Windermere Island
- Windermere Beach

Geography
- Location: Atlantic Ocean
- Coordinates: 25°04′N 76°06′W﻿ / ﻿25.067°N 76.100°W
- Archipelago: Lucayan Archipelago

Administration
- Bahamas

Additional information
- Time zone: EST (UTC-5);
- • Summer (DST): EDT (UTC-4);
- ISO code: BS-CE

= Windermere Island =

Island in the Bahamas

Windermere Sign From Queens Highway, Eleuthera

Windermere Island is a small island in The Bahamas, off the coast of Eleuthera. The two islands are connected by a bridge.

The island is approximately 5.5 miles (8.9 kilometers) long. The bridge was built by Lord Trefgarne, who was the former owner of the island.

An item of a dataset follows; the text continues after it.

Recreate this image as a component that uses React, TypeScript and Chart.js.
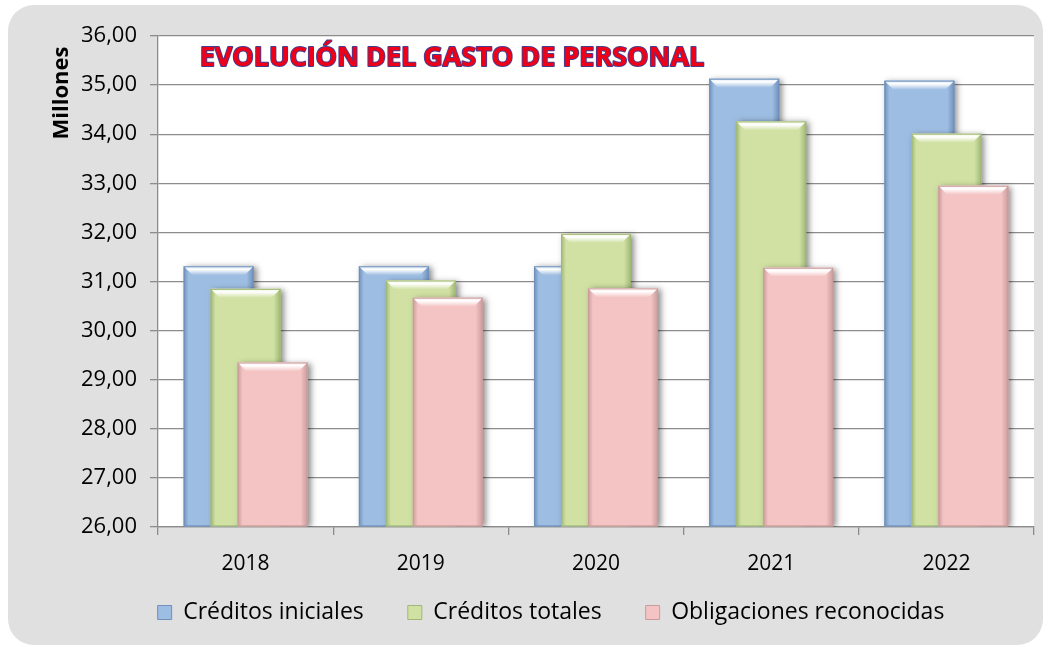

The adjoining waters and flats of Savannah Sound are a popular bonefishing location, and Windermere's 5-mile-long beach is protected by a 5-mile-long (8 kilometers) reef that is rich in fish and underwater flora. It is also located in the same bay as Camp Bahamas. There are numerous animals around the island, including sand crabs and whale sharks.

== Residents ==
The island is populated with private homes and holiday rental properties. Diana, Princess of Wales, and Charles III spent their 1981 honeymoon on the island. Famous residents have included: Jacques-Yves Cousteau; the 5th Duke of Abercorn and his late wife Sacha, Duchess of Abercorn; Toni Braxton; India Hicks; and the family of Lyndon B. Johnson.

In April 2008, singer-songwriter Mariah Carey and comedian Nick Cannon were married at Carey’s private residence on the island.

== Geography ==
Windermere Island is adjacent to the larger island of Eleuthera, and the two islands are connected by a bridge. The Windermere island offers white sandy beaches, bright blue waters, and naturally planted Arecaceae trees.

The island is approximately 5.5 miles (8.9 kilometers) long and 1.5 miles (2.4 kilometers) wide, with a total area of about 5 square miles (8 km^{2}).

Windermere Island is home to a number of different ecosystems, including pine forests, mangrove swamps, and sand dunes. The island is also surrounded by coral reefs, which provide important habitats for a variety of marine life, and provide countless ecosystem services.

The island's climate is tropical, with warm temperatures year-round and a rainy season from May to October. The vegetation on the island is adapted to these conditions, with species such as coconut palms, sea grapes, and bougainvillea thriving in the warm, humid environment.